Was Sanderson Murdered, and by Whom?While all along we thought that Shane, Jill, and Kyle had some kind of weird romantic triangle going on between them, it turns out that what binds them is not romance, but a triangle of guilt. Shane acted as a hitman after Jill went behind Kyle’s back and paid him to murder Sanderson—who we surmise had tortured the kid before killing him and drowning his body in the lake. Jill admits that more than the death of their son, it is Jill’s betrayal of trust that made their marriage fall apart. A lot of the tension is clarified. Before, it seemed like the burden of the Sanderson murder was upon Kyle’s shoulders, but the only burden Kyle was carrying was the burden of love. For his loyalty and love for his wife and child, he betrayed his position as a police officer. He tells Avalos there are certain things that evade explanations. This is probably what sets Kyle apart from Souter. Despite not murdering Sanderson, Kyle showed accountability to the woman he loves, to the extent of carrying the burden of a crime that she committed. Souter, on the other hand, left Maggie high and dry and tried to escape his duties as a father even when Lucy was facing the worst troubles. What he did, by putting Lucy away, was a half-hearted attempt to clear his conscience, not an effort towards the child or her well-being.

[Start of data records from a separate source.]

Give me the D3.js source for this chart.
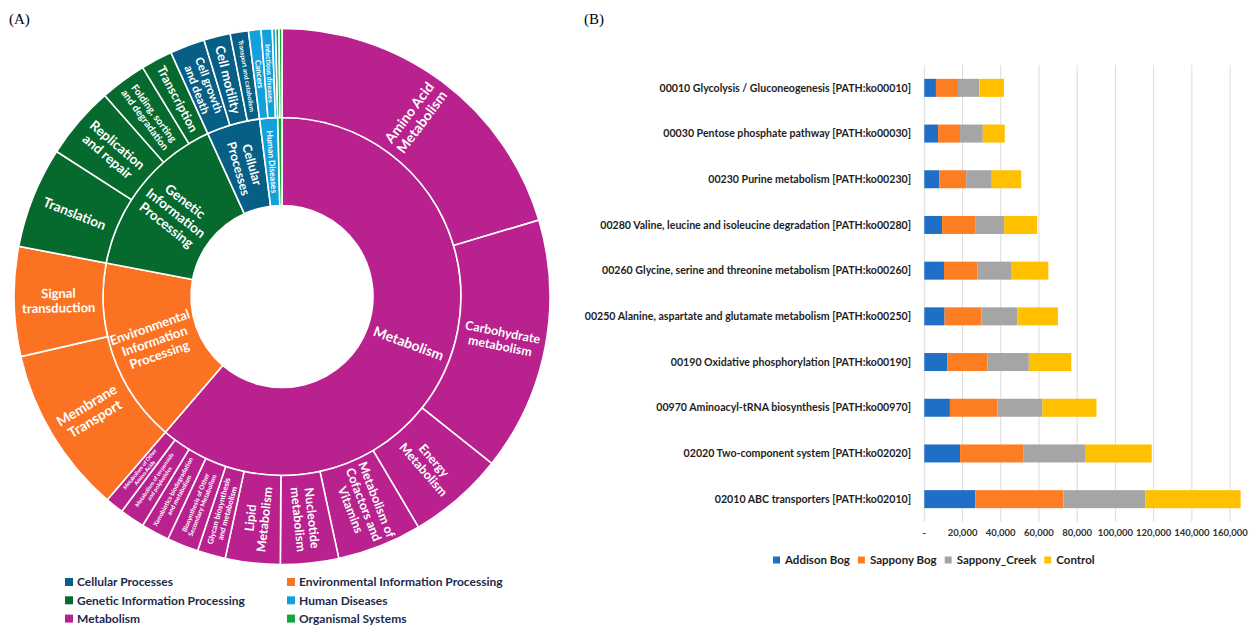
<!DOCTYPE html>
<html><head><meta charset="utf-8">
<script src="https://cdn.jsdelivr.net/npm/d3@7"></script>
<style>body{margin:0;background:#fff} svg{display:block}</style>
</head><body>
<svg id="c" width="1251" height="625"></svg>
<script>
// ---------- Panel A data (share of annotated genes, %) ----------
const topNames = ["Metabolism","Environmental Information Processing","Genetic Information Processing","Cellular Processes","Human Diseases","Organismal Systems"];
const subNames = ["Amino Acid Metabolism","Carbohydrate metabolism","Energy Metabolism","Metabolism of Cofactors and Vitamins","Nucleotide metabolism","Lipid Metabolism","Glycan biosynthesis and metabolism","Biosynthesis of Other Secondary Metabolism","Xenobiotics biodegradation and metabolism","Metabolism of terpenoids and polyketides","Metabolism of Other Amino Acids",
  "Membrane Transport","Signal transduction",
  "Translation","Replication and repair","Folding, sorting and degradation","Transcription",
  "Cell growth and death","Cell motility","Transport and catabolism",
  "Cancers","Infectious diseases","Drug resistance",
  "Environmental adaptation","Other organismal systems"];
const subParents = ["Metabolism","Metabolism","Metabolism","Metabolism","Metabolism","Metabolism","Metabolism","Metabolism","Metabolism","Metabolism","Metabolism",
  "Environmental Information Processing","Environmental Information Processing",
  "Genetic Information Processing","Genetic Information Processing","Genetic Information Processing","Genetic Information Processing",
  "Cellular Processes","Cellular Processes","Cellular Processes",
  "Human Diseases","Human Diseases","Human Diseases",
  "Organismal Systems","Organismal Systems"];
const subValues = [20.4,15.3,5.8,5.1,3.5,3.3,1.7,1.9,1.7,1.5,1.1,
  10.1,6.6,
  6.1,4.4,2.8,1.9,
  2.1,1.6,1.1,
  0.75,0.67,0.2,
  0.2,0.18];
const legendA = ["Cellular Processes","Environmental Information Processing","Genetic Information Processing","Human Diseases","Metabolism","Organismal Systems"];

// ---------- Panel B data ----------
const categories = ["00010 Glycolysis / Gluconeogenesis [PATH:ko00010]","00030 Pentose phosphate pathway [PATH:ko00030]","00230 Purine metabolism [PATH:ko00230]","00280 Valine, leucine and isoleucine degradation [PATH:ko00280]","00260 Glycine, serine and threonine metabolism [PATH:ko00260]","00250 Alanine, aspartate and glutamate metabolism [PATH:ko00250]","00190 Oxidative phosphorylation [PATH:ko00190]","00970 Aminoacyl-tRNA biosynthesis [PATH:ko00970]","02020 Two-component system [PATH:ko02020]","02010 ABC transporters [PATH:ko02010]"];
const seriesNames = ["Addison Bog","Sappony Bog","Sappony_Creek","Control"];
const addisonBog   = [6100, 7200, 7900, 9300,10300,10600,12000,13400,18700,26700];
const sapponyBog   = [11500,11500,14000,17300,17600,19200,21100,24800,33300,46100];
const sapponyCreek = [11200,11900,13400,15200,17500,18800,21600,23600,32100,42800];
const control      = [12900,11500,15400,17300,19500,21300,22200,28300,34900,49900];
const xTicks = [0,20000,40000,60000,80000,100000,120000,140000,160000];

// ---------- styles ----------
const topColors = {"Metabolism":"#b8218e","Environmental Information Processing":"#fb7322","Genetic Information Processing":"#066a2e","Cellular Processes":"#075f86","Human Diseases":"#13a1dc","Organismal Systems":"#12a83c"};
const seriesColors = ["#1f6fc6","#fd7e22","#a5a5a5","#ffc000"];
const labelStyle = {
  "Metabolism":{lines:["Metabolism"],fs:14},
  "Environmental Information Processing":{lines:["Environmental","Information","Processing"],fs:13},
  "Genetic Information Processing":{lines:["Genetic","Information","Processing"],fs:13.5},
  "Cellular Processes":{lines:["Cellular","Processes"],fs:12.5},
  "Human Diseases":{lines:["Human Diseases"],fs:8.5},
  "Amino Acid Metabolism":{lines:["Amino Acid","Metabolism"],fs:14},
  "Carbohydrate metabolism":{lines:["Carbohydrate","metabolism"],fs:12.5},
  "Energy Metabolism":{lines:["Energy","Metabolism"],fs:12.5},
  "Metabolism of Cofactors and Vitamins":{lines:["Metabolism of","Cofactors and","Vitamins"],fs:12.5},
  "Nucleotide metabolism":{lines:["Nucleotide","metabolism"],fs:12.5},
  "Lipid Metabolism":{lines:["Lipid","Metabolism"],fs:12.5},
  "Glycan biosynthesis and metabolism":{lines:["Glycan biosynthesis","and metabolism"],fs:7.8},
  "Biosynthesis of Other Secondary Metabolism":{lines:["Biosynthesis of Other","Secondary Metabolism"],fs:6.5},
  "Xenobiotics biodegradation and metabolism":{lines:["Xenobiotics biodegradation","and metabolism"],fs:6.3},
  "Metabolism of terpenoids and polyketides":{lines:["Metabolism of terpenoids","and polyketides"],fs:5.6},
  "Metabolism of Other Amino Acids":{lines:["Metabolism of Other","Amino Acids"],fs:5.4},
  "Membrane Transport":{lines:["Membrane","Transport"],fs:14},
  "Signal transduction":{lines:["Signal","transduction"],fs:13},
  "Translation":{lines:["Translation"],fs:13.5},
  "Replication and repair":{lines:["Replication","and repair"],fs:13.5},
  "Folding, sorting and degradation":{lines:["Folding, sorting","and degradation"],fs:10},
  "Transcription":{lines:["Transcription"],fs:12.5},
  "Cell growth and death":{lines:["Cell growth","and death"],fs:11.5},
  "Cell motility":{lines:["Cell motility"],fs:13},
  "Transport and catabolism":{lines:["Transport and catabolism"],fs:6.5},
  "Cancers":{lines:["Cancers"],fs:8},
  "Infectious diseases":{lines:["Infectious diseases"],fs:7}
};

const svg = d3.select("#c");
const FONT = "Lato, 'Open Sans', sans-serif";

// panel letters
svg.append("text").attr("x",9).attr("y",24).attr("font-family","'Liberation Serif', serif").attr("font-size",15).text("(A)");
svg.append("text").attr("x",584).attr("y",24).attr("font-family","'Liberation Serif', serif").attr("font-size",15).text("(B)");

// ---------- Sunburst ----------
const cx = 282, cy = 296.5;
const radii = [0, 91, 179, 268];
const rootData = {name:"root", children: topNames.map(t => ({name:t, children: subNames.map((s,i)=>({name:s,parent:subParents[i],value:subValues[i]})).filter(d=>d.parent===t)}))};
const root = d3.hierarchy(rootData).sum(d => d.children ? 0 : d.value);
d3.partition().size([2*Math.PI, 3])(root);
const arc = d3.arc()
  .startAngle(d=>d.x0).endAngle(d=>d.x1)
  .innerRadius(d=>radii[d.depth]).outerRadius(d=>radii[d.depth+1]);
const gA = svg.append("g").attr("transform",`translate(${cx},${cy})`);
const nodes = root.descendants().filter(d=>d.depth>0);
const colorOf = d => topColors[d.depth===1 ? d.data.name : d.parent.data.name];
gA.selectAll("path").data(nodes).join("path")
  .attr("d",arc).attr("fill",colorOf).attr("stroke","#fff").attr("stroke-width",1.6);

nodes.filter(d=>labelStyle[d.data.name]).forEach(d=>{
  const st = labelStyle[d.data.name];
  const a = (d.x0+d.x1)/2, deg = a*180/Math.PI;
  const r = (radii[d.depth]+radii[d.depth+1])/2;
  const x = r*Math.sin(a), y = -r*Math.cos(a);
  const rot = deg < 180 ? deg-90 : deg-270;
  const lh = st.fs*1.12, n = st.lines.length;
  const t = gA.append("text").attr("transform",`translate(${x},${y}) rotate(${rot})`)
    .attr("text-anchor","middle").attr("fill","#fff").attr("font-family",FONT)
    .attr("font-weight",700).attr("font-size",st.fs);
  st.lines.forEach((ln,i)=>{
    t.append("tspan").attr("x",0).attr("y",(i-(n-1)/2)*lh + st.fs*0.35).text(ln);
  });
});

// legend A
legendA.forEach((name,i)=>{
  const col = i%2, row = Math.floor(i/2);
  const x = col===0 ? 65 : 287, y = 582 + row*18.3;
  svg.append("rect").attr("x",x).attr("y",y-4).attr("width",8).attr("height",8).attr("fill",topColors[name]);
  svg.append("text").attr("x",x+12).attr("y",y).attr("dy","0.35em").attr("font-family",FONT)
    .attr("font-weight",700).attr("font-size",12).attr("fill","#1c2a4a").text(name);
});

// ---------- Stacked bars ----------
const x = d3.scaleLinear().domain([0,160000]).range([924.3,1230.1]);
const y = d3.scaleBand().domain(categories).range([65,522]).paddingInner(0.606).paddingOuter(0.303);
const gB = svg.append("g");
gB.selectAll("line.grid").data(xTicks).join("line").attr("class","grid")
  .attr("x1",d=>x(d)).attr("x2",d=>x(d)).attr("y1",65).attr("y2",522)
  .attr("stroke","#dcdcdc").attr("stroke-width",1);
const table = categories.map((c,i)=>({cat:c,"Addison Bog":addisonBog[i],"Sappony Bog":sapponyBog[i],"Sappony_Creek":sapponyCreek[i],"Control":control[i]}));
const stack = d3.stack().keys(seriesNames)(table);
stack.forEach((s,si)=>{
  gB.append("g").attr("fill",seriesColors[si]).selectAll("rect").data(s).join("rect")
    .attr("x",d=>x(d[0])).attr("width",d=>x(d[1])-x(d[0]))
    .attr("y",d=>y(d.data.cat)).attr("height",y.bandwidth());
});
// category labels
gB.selectAll("text.cat").data(categories).join("text").attr("class","cat")
  .attr("x",911).attr("y",d=>y(d)+y.bandwidth()/2).attr("dy","0.35em").attr("text-anchor","end")
  .attr("font-family",FONT).attr("font-weight",700).attr("font-size",10.6).attr("fill","#1e1e1e").text(d=>d);
// tick labels
gB.selectAll("text.tick").data(xTicks).join("text").attr("class","tick")
  .attr("x",d=>x(d)).attr("y",533).attr("dy","0.35em").attr("text-anchor","middle")
  .attr("font-family",FONT).attr("font-weight",700).attr("font-size",9.5).attr("fill","#303030")
  .text(d=>d===0 ? "-" : d3.format(",")(d));
// legend B
let lx = 773;
seriesNames.forEach((name,i)=>{
  svg.append("rect").attr("x",lx).attr("y",556.5).attr("width",7).attr("height",7).attr("fill",seriesColors[i]);
  const t = svg.append("text").attr("x",lx+12).attr("y",560).attr("dy","0.35em").attr("font-family",FONT)
    .attr("font-weight",700).attr("font-size",11.5).attr("fill","#1e1e1e").text(name);
  lx = lx + 12 + t.node().getComputedTextLength() + 8;
});
</script>
</body></html>
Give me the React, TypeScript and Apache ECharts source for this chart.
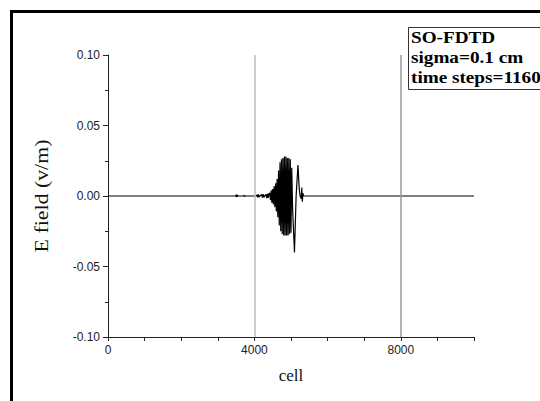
import React, { useEffect, useRef } from "react";
import * as echarts from "echarts";

// x positions (cell) and field values (v/m)
const cells: number[] = [
  0, 3480, 3500, 3510, 3520, 3530, 3540, 3560, 3700, 3720, 3730, 3750,
  4050, 4070, 4090, 4110, 4130, 4150, 4200, 4220, 4240, 4260, 4280,
  4320, 4340, 4360, 4380, 4400,
  4420, 4440, 4460, 4480, 4500, 4520, 4540, 4560, 4580, 4600, 4620, 4640,
  4660, 4680, 4700, 4720, 4740, 4760, 4780, 4800, 4820, 4840, 4860, 4880,
  4900, 4920, 4940, 4960, 4980, 5000, 5020, 5045,
  5095, 5140, 5190, 5225, 5250, 5280, 5295, 5310, 5325, 5340, 10000,
];
const fieldValues: number[] = [
  0, 0, 0.0008, -0.0008, 0.001, -0.0006, 0.0005, 0, 0, 0.0005, -0.0004, 0,
  0, 0.0008, -0.001, 0.0012, -0.0008, 0, 0.001, -0.0012, 0.0014, -0.001, 0,
  0.0012, -0.0015, 0.0016, -0.0014, 0.0018,
  0.002, -0.003, 0.004, -0.005, 0.005, -0.006, 0.007, -0.008, 0.009, -0.011, 0.012, -0.015,
  0.018, -0.021, 0.024, -0.025, 0.026, -0.027, 0.027, -0.028, 0.028, -0.028, 0.028, -0.028,
  0.027, -0.028, 0.027, -0.027, 0.026, -0.026, 0.02, -0.01,
  -0.04, 0.0, 0.022, 0.005, 0, -0.002, 0.006, -0.004, 0.002, 0, 0,
];

const xMin = 0;
const xMax = 10000;
const xInterval = 1000;
const xLabelStep = 4000;
const yMin = -0.1;
const yMax = 0.1;
const yInterval = 0.05;
const guideCells: number[] = [4000, 8000];
const guideColors: string[] = ["#bdbdbd", "#9a9a9a"];
const infoLines: string[] = ["SO-FDTD", "sigma=0.1 cm", "time steps=1160"];
const yTitle = "E field (v/m)";
const xTitle = "cell";

export default function App() {
  const ref = useRef<HTMLDivElement>(null);
  useEffect(() => {
    document.body.style.margin = "0";
    if (!ref.current) return;
    const chart = echarts.init(ref.current, null, { renderer: "svg" });
    const data = cells.map((c, i) => [c, fieldValues[i]]);
    chart.setOption({
      animation: false,
      backgroundColor: "#ffffff",
      grid: { left: 108, top: 55, right: 66, bottom: 64, containLabel: false },
      xAxis: {
        type: "value",
        min: xMin,
        max: xMax,
        interval: xInterval,
        name: xTitle,
        nameLocation: "middle",
        nameGap: 30,
        nameTextStyle: { fontFamily: "Liberation Serif", fontSize: 17, color: "#111" },
        axisLine: { onZero: false, lineStyle: { color: "#222", width: 1 } },
        axisTick: { show: true, length: 4, inside: false, lineStyle: { color: "#222" } },
        axisLabel: {
          fontFamily: "Liberation Sans",
          fontSize: 12,
          color: "#222",
          margin: 7,
          formatter: (v: number) => (v % xLabelStep === 0 && v < xMax ? String(v) : ""),
        },
        splitLine: { show: false },
      },
      yAxis: {
        type: "value",
        min: yMin,
        max: yMax,
        interval: yInterval,
        axisLine: { show: true, onZero: false, lineStyle: { color: "#222", width: 1 } },
        axisTick: { show: true, length: 5, inside: false, lineStyle: { color: "#222" } },
        minorTick: { show: true, splitNumber: 2, length: 3, lineStyle: { color: "#222" } },
        axisLabel: {
          fontFamily: "Liberation Sans",
          fontSize: 12,
          color: "#222",
          margin: 8,
          formatter: (v: number) => v.toFixed(2),
        },
        splitLine: { show: false },
      },
      series: [
        {
          type: "line",
          data,
          showSymbol: false,
          symbol: "none",
          lineStyle: { color: "#000", width: 1.2 },
          markLine: {
            silent: true,
            symbol: "none",
            label: { show: false },
            data: guideCells.map((c, i) => ({
              xAxis: c,
              lineStyle: { color: guideColors[i], width: 1.5, type: "solid" },
            })),
          },
          z: 3,
        },
      ],
      graphic: [
        {
          type: "rect",
          shape: { x: 11.5, y: 11.5, width: 600, height: 500 },
          style: { fill: "none", stroke: "#000", lineWidth: 3 },
          silent: true,
        },
        {
          type: "text",
          x: 42,
          y: 196,
          rotation: Math.PI / 2,
          scaleX: 1.15,
          style: {
            text: yTitle,
            fontFamily: "Liberation Serif",
            fontSize: 19,
            fill: "#111",
            align: "center",
            verticalAlign: "middle",
          },
          silent: true,
        },
        {
          type: "rect",
          shape: { x: 408.5, y: 27.5, width: 140, height: 62 },
          style: { fill: "#fff", stroke: "#333", lineWidth: 1 },
          silent: true,
        },
        ...infoLines.map((t, i) => ({
          type: "text",
          x: 411,
          y: 30 + i * 20,
          scaleX: 1.2,
          style: {
            text: t,
            fontFamily: "Liberation Serif",
            fontWeight: "bold",
            fontSize: 16,
            fill: "#000",
          },
          silent: true,
        })),
      ],
    });
    return () => chart.dispose();
  }, []);
  return <div ref={ref} style={{ width: 540, height: 401 }} />;
}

Jill’s choice to avenge her son’s death may not have been justifiable, but it is heartbreakingly human. In contrast, Kyle’s silent complicity and his willingness to carry the moral weight of Jill’s actions redeem him, not as a hero, but as someone who chooses the imperfection of love over morality, even when it means erasing himself.
Even with Kyle’s departure from the forest, the series does not end in despair but in a new reckoning. By leaving the legacy of protection to Naya, Kyle places her as the custodian of both Gael’s innocence and the fragile equilibrium the wilderness offers. This time, Naya would know better than her predecessors not to repeat the same mistakes or walk down the same trails. She would protect the wilderness without disrupting its spirits. In one of the series’ most poetic final moments, the deer stays grazing as Naya rides through; she has now become someone the forest has finally accepted, just as Kyle was.